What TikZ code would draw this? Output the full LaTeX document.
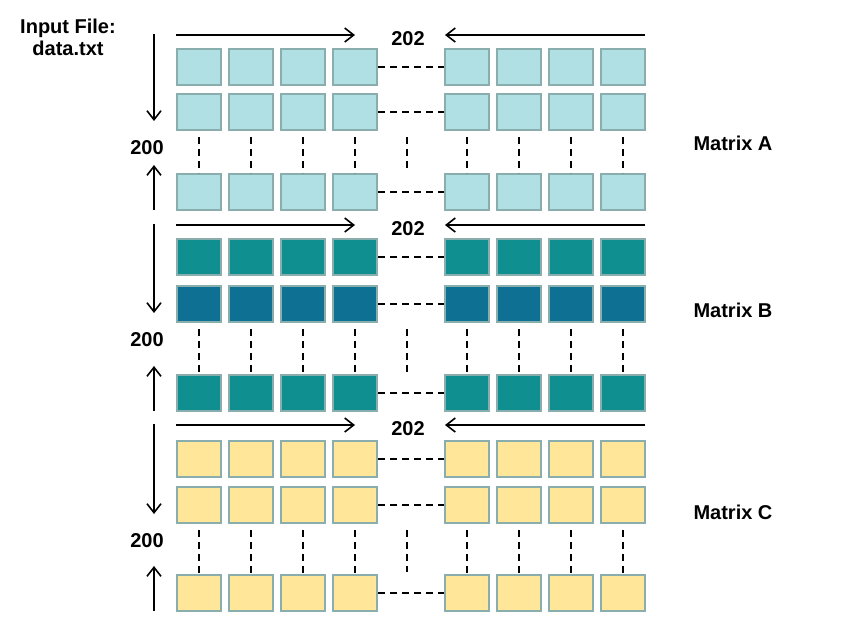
\documentclass[tikz,border=0pt]{standalone}
\usepackage{fontspec}
\setmainfont{Liberation Sans}
\usetikzlibrary{arrows.meta}
\begin{document}
\begin{tikzpicture}[x=1pt,y=-1pt,
  cellA/.style={draw=boxA,fill=fillA,line width=2pt,minimum width=44pt,minimum height=36pt,inner sep=0pt},
  lbl/.style={font=\bfseries\fontsize{20}{22}\selectfont},
  dsh/.style={dash pattern=on 7pt off 5pt,line width=1.6pt},
  arr/.style={-{Straight Barb[length=9pt,width=14pt,line width=1.6pt]},line width=1.6pt}]
\definecolor{boxA}{HTML}{8AADAD}
\definecolor{fillA}{HTML}{B0E0E3}
\definecolor{fillB}{HTML}{0F8F8F}
\definecolor{fillB2}{HTML}{0E7193}
\definecolor{fillC}{HTML}{FFE699}
\useasboundingbox (0,0) rectangle (852,630);
\node[lbl,align=center] (inp) at (68,37) {Input File:\\data.txt};
\foreach \m/\t/\ra/\rb/\rc/\fa/\fb/\nm/\lab in {A/35/48/93/173/fillA/fillA/Matrix A/143, B/225/238/285/374/fillB/fillB2/Matrix B/310, C/425/440/486/574/fillC/fillC/Matrix C/512}{
  \foreach \i/\x in {1/176,2/228,3/280,4/332,5/444,6/496,7/548,8/600}{
    \node[cellA,fill=\fa,anchor=north west] (\m a\i) at (\x,\ra) {};
    \node[cellA,fill=\fb,anchor=north west] (\m b\i) at (\x,\rb) {};
    \node[cellA,fill=\fa,anchor=north west] (\m c\i) at (\x,\rc) {};
    \draw[dsh] ([yshift=-6pt]\m b\i.south) -- (\m c\i.north);
  }
  \draw[dsh] (\m a4.east) -- (\m a5.west);
  \draw[dsh] (\m b4.east) -- (\m b5.west);
  \draw[dsh] (\m c4.east) -- (\m c5.west);
  \coordinate (\m mt) at (407,\rb+44);
  \coordinate (\m mb) at (407,\rc-2);
  \draw[dsh] (\m mt) -- (\m mb);
  \node[lbl] (\m n) at (408,\t+4) {202};
  \coordinate (\m hl) at (176,\t);
  \coordinate (\m hr) at (355,\t);
  \coordinate (\m gl) at (645,\t);
  \coordinate (\m gr) at (445,\t);
  \draw[arr] (\m hl) -- (\m hr);
  \draw[arr] (\m gl) -- (\m gr);
  \coordinate (\m vt) at (154,\t-1);
  \coordinate (\m vb) at (154,\rb+28);
  \draw[arr] (\m vt) -- (\m vb);
  \coordinate (\m ut) at (154,\rc-8);
  \coordinate (\m ub) at (154,\rc+37);
  \draw[arr] (\m ub) -- (\m ut);
  \node[lbl] (\m v) at (147,\rb+55) {200};
  \node[lbl] (\m l) at (733,\lab) {\nm};
}
\end{tikzpicture}
\end{document}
========================================
* **Set exercise**
Pick out every line with the string "draw" and copy it.

* **Solution to the problem**
What TikZ code would draw this? Output the full LaTeX document.
  cellA/.style={draw=boxA,fill=fillA,line width=2pt,minimum width=44pt,minimum height=36pt,inner sep=0pt},
    \draw[dsh] ([yshift=-6pt]\m b\i.south) -- (\m c\i.north);
  \draw[dsh] (\m a4.east) -- (\m a5.west);
  \draw[dsh] (\m b4.east) -- (\m b5.west);
  \draw[dsh] (\m c4.east) -- (\m c5.west);
  \draw[dsh] (\m mt) -- (\m mb);
  \draw[arr] (\m hl) -- (\m hr);
  \draw[arr] (\m gl) -- (\m gr);
  \draw[arr] (\m vt) -- (\m vb);
  \draw[arr] (\m ub) -- (\m ut);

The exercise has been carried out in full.